» INFORMATION SUPPLIED
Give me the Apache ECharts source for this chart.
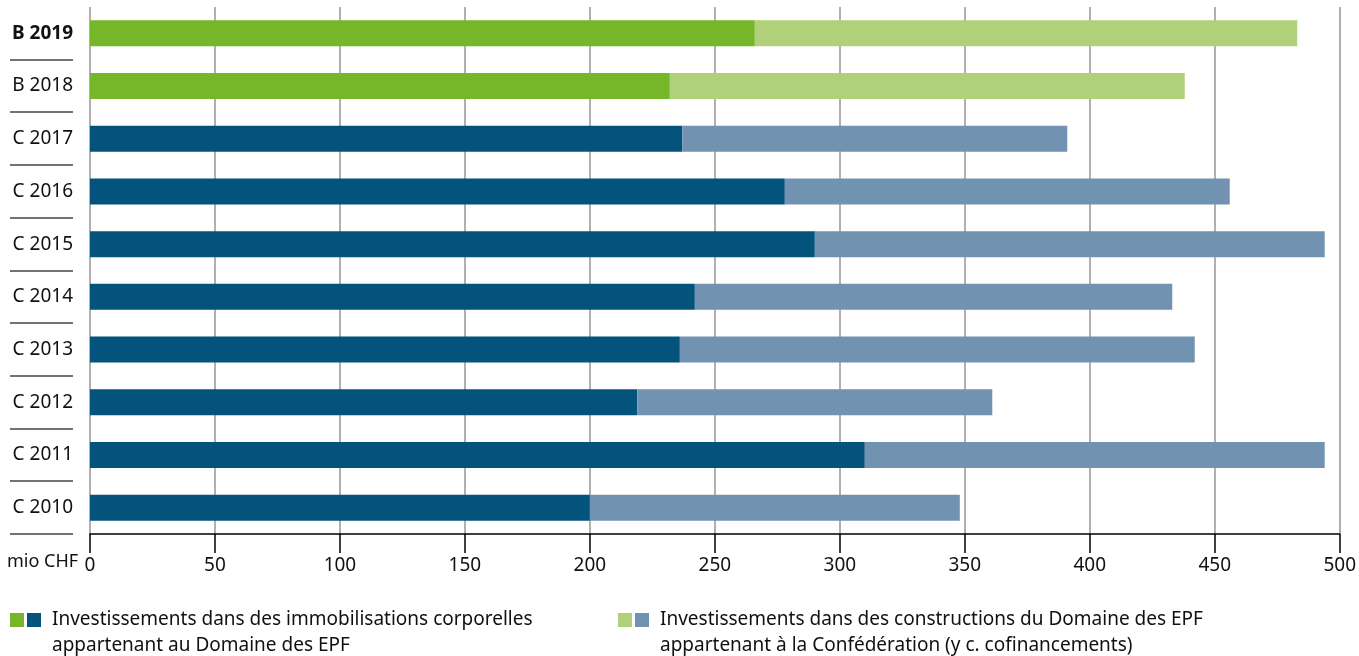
<!DOCTYPE html>
<html lang="fr">
<head>
    <meta charset="UTF-8">
    <title>Investissements Domaine des EPF</title>
    <script src="https://cdn.jsdelivr.net/npm/echarts@6/dist/echarts.min.js"></script>
    <style>
        html, body { margin: 0; padding: 0; background: #fff; }
        #chart { width: 1359px; height: 656px; }
    </style>
</head>
<body>
    <div id="chart"></div>
    <script>
        // categories, top to bottom
        const years = ['B 2019', 'B 2018', 'C 2017', 'C 2016', 'C 2015', 'C 2014', 'C 2013', 'C 2012', 'C 2011', 'C 2010'];
        // mio CHF
        const ownAssets = [266, 232, 237, 278, 290, 242, 236, 219, 310, 200];
        const federalBuildings = [217, 206, 154, 178, 204, 191, 206, 142, 184, 148];
        const xTicks = [0, 500, 50];

        const legendTexts = [
            'Investissements dans des immobilisations corporelles\nappartenant au Domaine des EPF',
            'Investissements dans des constructions du Domaine des EPF\nappartenant à la Confédération (y c. cofinancements)'
        ];
        const darkColors = { B: '#76b72a', C: '#03537c' };
        const lightColors = { B: '#b0d07a', C: '#7192b0' };

        const FONT = '"Noto Sans", sans-serif';
        const FS = 19;

        const chart = echarts.init(document.getElementById('chart'));

        function colored(values, palette) {
            return values.map((v, i) => ({
                value: v,
                itemStyle: { color: palette[years[i].charAt(0)] }
            }));
        }

        chart.setOption({
            animation: false,
            grid: { left: 90, right: 19, top: 7, bottom: 122 },
            xAxis: {
                type: 'value',
                min: xTicks[0],
                max: xTicks[1],
                interval: xTicks[2],
                axisLine: { show: true, lineStyle: { color: '#000', width: 1.5 } },
                axisTick: { show: true, length: 19, lineStyle: { color: '#000', width: 1.5 } },
                axisLabel: { color: '#111', fontSize: FS, fontFamily: FONT, margin: 22 },
                splitLine: { show: true, lineStyle: { color: '#b0b0b0', width: 2 } }
            },
            yAxis: {
                type: 'category',
                inverse: true,
                data: years,
                axisLine: { show: false },
                axisTick: { show: false },
                axisLabel: {
                    margin: 17,
                    color: '#111',
                    fontSize: FS,
                    fontFamily: FONT,
                    formatter: (v, i) => i === 0 ? '{b|' + v + '}' : v,
                    rich: { b: { fontWeight: 'bold', fontSize: FS, fontFamily: FONT, color: '#111' } }
                }
            },
            series: [
                {
                    name: 'base',
                    type: 'bar',
                    stack: 'total',
                    barWidth: 26,
                    data: colored(ownAssets, darkColors)
                },
                {
                    name: 'extra',
                    type: 'bar',
                    stack: 'total',
                    barWidth: 26,
                    data: colored(federalBuildings, lightColors)
                }
            ]
        });

        // separators between the category labels, placed from the axis scale
        const first = chart.convertToPixel({ yAxisIndex: 0 }, years[0]);
        const last = chart.convertToPixel({ yAxisIndex: 0 }, years[years.length - 1]);
        const band = (last - first) / (years.length - 1);
        const graphics = [];
        for (let i = 1; i <= years.length; i++) {
            const y = Math.round(first + band * (i - 0.5));
            graphics.push({
                type: 'line',
                shape: { x1: 10, y1: y, x2: 73, y2: y },
                style: { stroke: '#444', lineWidth: 1.5 }
            });
        }

        // unit label
        graphics.push({
            type: 'text', left: 7, top: 553,
            style: { text: 'mio CHF', fontSize: 18, fontFamily: FONT, fill: '#111' }
        });

        // legend
        const legendX = [10, 618];
        legendTexts.forEach((t, k) => {
            const key = k === 0 ? darkColors : lightColors;
            graphics.push({ type: 'rect', shape: { x: legendX[k], y: 613, width: 14, height: 14 }, style: { fill: key.B } });
            graphics.push({ type: 'rect', shape: { x: legendX[k] + 17, y: 613, width: 14, height: 14 }, style: { fill: key.C } });
            graphics.push({
                type: 'text', left: legendX[k] + 42, top: 607,
                style: { text: t, fontSize: FS, fontFamily: FONT, fill: '#111', lineHeight: 26 }
            });
        });

        chart.setOption({ graphic: graphics });
    </script>
</body>
</html>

» YOUR INSTRUCTIONS
Copy the material shown above in full and exactly. Skip the pictures.

» TASK SOLUTION
Give me the Apache ECharts source for this chart.
<!DOCTYPE html>
<html lang="fr">
<head>
    <meta charset="UTF-8">
    <title>Investissements Domaine des EPF</title>
    <script src="https://cdn.jsdelivr.net/npm/echarts@6/dist/echarts.min.js"></script>
    <style>
        html, body { margin: 0; padding: 0; background: #fff; }
        #chart { width: 1359px; height: 656px; }
    </style>
</head>
<body>
    <div id="chart"></div>
    <script>
        // categories, top to bottom
        const years = ['B 2019', 'B 2018', 'C 2017', 'C 2016', 'C 2015', 'C 2014', 'C 2013', 'C 2012', 'C 2011', 'C 2010'];
        // mio CHF
        const ownAssets = [266, 232, 237, 278, 290, 242, 236, 219, 310, 200];
        const federalBuildings = [217, 206, 154, 178, 204, 191, 206, 142, 184, 148];
        const xTicks = [0, 500, 50];

        const legendTexts = [
            'Investissements dans des immobilisations corporelles\nappartenant au Domaine des EPF',
            'Investissements dans des constructions du Domaine des EPF\nappartenant à la Confédération (y c. cofinancements)'
        ];
        const darkColors = { B: '#76b72a', C: '#03537c' };
        const lightColors = { B: '#b0d07a', C: '#7192b0' };

        const FONT = '"Noto Sans", sans-serif';
        const FS = 19;

        const chart = echarts.init(document.getElementById('chart'));

        function colored(values, palette) {
            return values.map((v, i) => ({
                value: v,
                itemStyle: { color: palette[years[i].charAt(0)] }
            }));
        }

        chart.setOption({
            animation: false,
            grid: { left: 90, right: 19, top: 7, bottom: 122 },
            xAxis: {
                type: 'value',
                min: xTicks[0],
                max: xTicks[1],
                interval: xTicks[2],
                axisLine: { show: true, lineStyle: { color: '#000', width: 1.5 } },
                axisTick: { show: true, length: 19, lineStyle: { color: '#000', width: 1.5 } },
                axisLabel: { color: '#111', fontSize: FS, fontFamily: FONT, margin: 22 },
                splitLine: { show: true, lineStyle: { color: '#b0b0b0', width: 2 } }
            },
            yAxis: {
                type: 'category',
                inverse: true,
                data: years,
                axisLine: { show: false },
                axisTick: { show: false },
                axisLabel: {
                    margin: 17,
                    color: '#111',
                    fontSize: FS,
                    fontFamily: FONT,
                    formatter: (v, i) => i === 0 ? '{b|' + v + '}' : v,
                    rich: { b: { fontWeight: 'bold', fontSize: FS, fontFamily: FONT, color: '#111' } }
                }
            },
            series: [
                {
                    name: 'base',
                    type: 'bar',
                    stack: 'total',
                    barWidth: 26,
                    data: colored(ownAssets, darkColors)
                },
                {
                    name: 'extra',
                    type: 'bar',
                    stack: 'total',
                    barWidth: 26,
                    data: colored(federalBuildings, lightColors)
                }
            ]
        });

        // separators between the category labels, placed from the axis scale
        const first = chart.convertToPixel({ yAxisIndex: 0 }, years[0]);
        const last = chart.convertToPixel({ yAxisIndex: 0 }, years[years.length - 1]);
        const band = (last - first) / (years.length - 1);
        const graphics = [];
        for (let i = 1; i <= years.length; i++) {
            const y = Math.round(first + band * (i - 0.5));
            graphics.push({
                type: 'line',
                shape: { x1: 10, y1: y, x2: 73, y2: y },
                style: { stroke: '#444', lineWidth: 1.5 }
            });
        }

        // unit label
        graphics.push({
            type: 'text', left: 7, top: 553,
            style: { text: 'mio CHF', fontSize: 18, fontFamily: FONT, fill: '#111' }
        });

        // legend
        const legendX = [10, 618];
        legendTexts.forEach((t, k) => {
            const key = k === 0 ? darkColors : lightColors;
            graphics.push({ type: 'rect', shape: { x: legendX[k], y: 613, width: 14, height: 14 }, style: { fill: key.B } });
            graphics.push({ type: 'rect', shape: { x: legendX[k] + 17, y: 613, width: 14, height: 14 }, style: { fill: key.C } });
            graphics.push({
                type: 'text', left: legendX[k] + 42, top: 607,
                style: { text: t, fontSize: FS, fontFamily: FONT, fill: '#111', lineHeight: 26 }
            });
        });

        chart.setOption({ graphic: graphics });
    </script>
</body>
</html>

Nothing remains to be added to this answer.